RSI High-Low

Indicator: RSI (14) with levels at 70 and 30
Entry rules: Buy when RSI has crossed below 30, formed a bottom, and then crossed back up through 30.
Entry rules: Sell when RSI has crossed above 70, formed a peak, and then crossed back down through 70.

Relative strength index (RSI) Explained. The RSI is used to identify an overbought or oversold position for a currency pair. It moves between a low of 0 to a high of 100. It affirms the momentum volatility which in turn suggests a directional change in the currency price. Unlike other indicators, its not prone to distortions.
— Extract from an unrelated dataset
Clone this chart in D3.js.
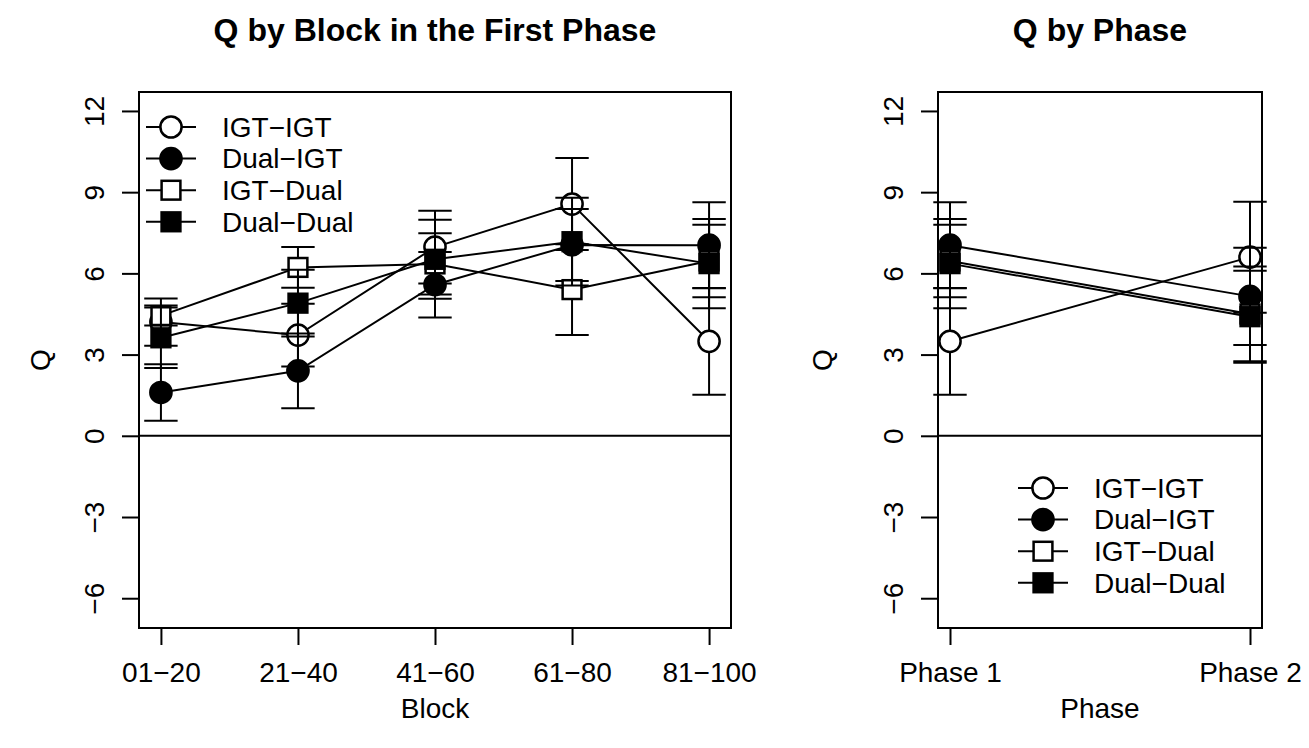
<!DOCTYPE html>
<html>
<head>
<meta charset="utf-8">
<script src="https://cdn.jsdelivr.net/npm/d3@7"></script>
<style>
  body { margin: 0; background: #fff; }
  svg text { font-family: "Liberation Sans", Arial, Helvetica, sans-serif; fill: #000; }
</style>
</head>
<body>
<div id="chart"></div>
<script>
// categories
const blockLabels = ["01−20", "21−40", "41−60", "61−80", "81−100"]
const phaseLabels = ["Phase 1", "Phase 2"]
const groupNames = ["IGT−IGT", "Dual−IGT", "IGT−Dual", "Dual−Dual"]
const yTicks = [-6, -3, 0, 3, 6, 9, 12]

// mean Q per block in the first phase
const igtIgtBlock = [4.20, 3.72, 6.97, 8.56, 3.49]
const dualIgtBlock = [1.60, 2.40, 5.58, 7.05, 7.04]
const igtDualBlock = [4.44, 6.22, 6.35, 5.40, 6.46]
const dualDualBlock = [3.62, 4.90, 6.52, 7.17, 6.36]

// error bar half widths per block
const igtIgtBlockErr = [0.87, 1.16, 1.34, 1.70, 1.97]
const dualIgtBlockErr = [1.04, 1.38, 1.21, 1.33, 1.59]
const igtDualBlockErr = [0.37, 0.75, 1.13, 1.68, 1.34]
const dualDualBlockErr = [1.12, 1.23, 1.46, 1.62, 1.65]

// mean Q per phase
const igtIgtPhase = [3.49, 6.60]
const dualIgtPhase = [7.04, 5.15]
const igtDualPhase = [6.46, 4.50]
const dualDualPhase = [6.36, 4.40]

// error bar half widths per phase
const igtIgtPhaseErr = [1.97, 2.05]
const dualIgtPhaseErr = [1.59, 1.80]
const igtDualPhaseErr = [1.34, 1.75]
const dualDualPhaseErr = [1.65, 1.70]

// symbol per group: open circle, filled circle, open square, filled square
const symbols = [
   { shape: "circle", fill: "#fff" },
   { shape: "circle", fill: "#000" },
   { shape: "square", fill: "#fff" },
   { shape: "square", fill: "#000" }
]

const W = 1309, H = 748
const FONT = 28
const LW = 2

let svg = d3.select("#chart").append("svg")
   .attr("width", W)
   .attr("height", H)

svg.append("rect").attr("width", W).attr("height", H).attr("fill", "#fff")

function drawSymbol(g, cx, cy, sym) {
   if (sym.shape === "circle") {
      g.append("circle")
         .attr("cx", cx).attr("cy", cy).attr("r", 10.6)
         .attr("fill", sym.fill).attr("stroke", "#000").attr("stroke-width", 2.5)
   } else {
      g.append("rect")
         .attr("x", cx - 9.4).attr("y", cy - 9.4)
         .attr("width", 18.8).attr("height", 18.8)
         .attr("fill", sym.fill).attr("stroke", "#000").attr("stroke-width", 2.5)
   }
}

function drawPanel(params) {
   let o = params.options
   let n = params.labels.length
   let pad = 0.04 * (n - 1)

   // set the ranges (R style 4% extension)
   let x = d3.scaleLinear()
      .domain([1 - pad, n + pad])
      .range([o.left, o.right])

   let y = d3.scaleLinear()
      .domain([-7.1, 12.7])
      .range([o.bottom, o.top])

   let g = svg.append("g").attr("class", "panel")

   // x axis
   let xAxis = g.append("g")
      .attr("transform", "translate(0," + o.bottom + ")")
      .call(d3.axisBottom(x)
         .tickValues(d3.range(1, n + 1))
         .tickFormat(function (d) { return params.labels[d - 1] })
         .tickSize(17)
         .tickSizeOuter(0)
         .tickPadding(17))
   xAxis.select(".domain").remove()
   xAxis.selectAll("line").attr("stroke", "#000").attr("stroke-width", LW)
   xAxis.selectAll("text").attr("font-size", FONT).attr("fill", "#000")
      .style("font-family", "'Liberation Sans', Arial, sans-serif")

   // y axis with rotated labels
   let yAxis = g.append("g")
      .attr("transform", "translate(" + o.left + ",0)")
      .call(d3.axisLeft(y)
         .tickValues(yTicks)
         .tickFormat(d3.format("d"))
         .tickSize(17)
         .tickSizeOuter(0))
   yAxis.select(".domain").remove()
   yAxis.selectAll("line").attr("stroke", "#000").attr("stroke-width", LW)
   yAxis.selectAll("g.tick text")
      .attr("x", null)
      .attr("dy", null)
      .attr("transform", "translate(-45,0) rotate(-90)")
      .attr("text-anchor", "middle")
      .attr("dominant-baseline", "central")
      .attr("font-size", FONT)
      .attr("fill", "#000")
      .style("font-family", "'Liberation Sans', Arial, sans-serif")

   // box
   g.append("rect")
      .attr("x", o.left).attr("y", o.top)
      .attr("width", o.right - o.left).attr("height", o.bottom - o.top)
      .attr("fill", "none").attr("stroke", "#000").attr("stroke-width", LW)

   // zero line
   g.append("line")
      .attr("x1", o.left).attr("x2", o.right)
      .attr("y1", y(0)).attr("y2", y(0))
      .attr("stroke", "#000").attr("stroke-width", LW)

   // series: error bars, then line, then points
   params.series.forEach(function (s, i) {
      let sg = g.append("g").attr("class", "series")
      let pts = s.values.map(function (v, j) { return { x: j + 1, v: v, e: s.err[j] } })

      pts.forEach(function (p) {
         let cx = x(p.x)
         sg.append("line")
            .attr("x1", cx).attr("x2", cx)
            .attr("y1", y(p.v - p.e)).attr("y2", y(p.v + p.e))
            .attr("stroke", "#000").attr("stroke-width", LW)
         ;[p.v - p.e, p.v + p.e].forEach(function (c) {
            sg.append("line")
               .attr("x1", cx - 16.7).attr("x2", cx + 16.7)
               .attr("y1", y(c)).attr("y2", y(c))
               .attr("stroke", "#000").attr("stroke-width", LW)
         })
      })

      sg.append("path")
         .datum(pts)
         .attr("fill", "none")
         .attr("stroke", "#000")
         .attr("stroke-width", LW)
         .attr("d", d3.line()
            .x(function (d) { return x(d.x) })
            .y(function (d) { return y(d.v) }))

      pts.forEach(function (p) {
         drawSymbol(sg, x(p.x), y(p.v), symbols[i])
      })
   })

   let cx = (o.left + o.right) / 2

   // title
   g.append("text")
      .attr("x", cx).attr("y", 30)
      .attr("dy", "0.35em")
      .attr("text-anchor", "middle")
      .attr("font-size", 32)
      .attr("font-weight", "bold")
      .text(params.title)

   // axis titles
   g.append("text")
      .attr("x", cx).attr("y", 708)
      .attr("dy", "0.35em")
      .attr("text-anchor", "middle")
      .attr("font-size", FONT)
      .text(params.xTitle)

   g.append("text")
      .attr("transform", "translate(" + o.qX + "," + ((o.top + o.bottom) / 2) + ") rotate(-90)")
      .attr("dy", "0.35em")
      .attr("text-anchor", "middle")
      .attr("font-size", FONT)
      .text("Q")

   // legend
   let lg = g.append("g")
      .attr("class", "legend")
      .attr("transform", "translate(" + o.legendX + "," + o.legendY + ")")

   groupNames.forEach(function (name, i) {
      let ly = i * 31.6
      lg.append("line")
         .attr("x1", -25).attr("x2", 25)
         .attr("y1", ly).attr("y2", ly)
         .attr("stroke", "#000").attr("stroke-width", LW)
      drawSymbol(lg, 0, ly, symbols[i])
      lg.append("text")
         .attr("x", 51).attr("y", ly)
         .attr("dy", "0.35em")
         .attr("font-size", FONT)
         .text(name)
   })
}

drawPanel({
   labels: blockLabels,
   title: "Q by Block in the First Phase",
   xTitle: "Block",
   series: [
      { values: igtIgtBlock, err: igtIgtBlockErr },
      { values: dualIgtBlock, err: dualIgtBlockErr },
      { values: igtDualBlock, err: igtDualBlockErr },
      { values: dualDualBlock, err: dualDualBlockErr }
   ],
   options: { left: 139, right: 731, top: 92, bottom: 628, qX: 40, legendX: 171, legendY: 127 }
})

drawPanel({
   labels: phaseLabels,
   title: "Q by Phase",
   xTitle: "Phase",
   series: [
      { values: igtIgtPhase, err: igtIgtPhaseErr },
      { values: dualIgtPhase, err: dualIgtPhaseErr },
      { values: igtDualPhase, err: igtDualPhaseErr },
      { values: dualDualPhase, err: dualDualPhaseErr }
   ],
   options: { left: 938, right: 1262, top: 92, bottom: 628, qX: 822, legendX: 1043, legendY: 488 }
})
</script>
</body>
</html>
It essentially serves the following purposes;

  • It is a momentum indicator, which oscillates between a scale of 0 to 100.
  • It's two basic functions to interpret price movement are the overbought/oversold levels, and divergence.
  • It also identifies price movement by forming patterns such as a double top/bottom, head & shoulders etc, when the same would not be clearly visible in the price movement. Similarly areas of support/resistance found on the RSI, prove to be more effective.
  • It would generate more precise signals when the market is in a range bound state. Here, the overbought/oversold levels as well as divergences show up more accurately on the RSI.
  • When price is trending, it would give false signals since it remains in the overbought/oversold state for an extended period of time.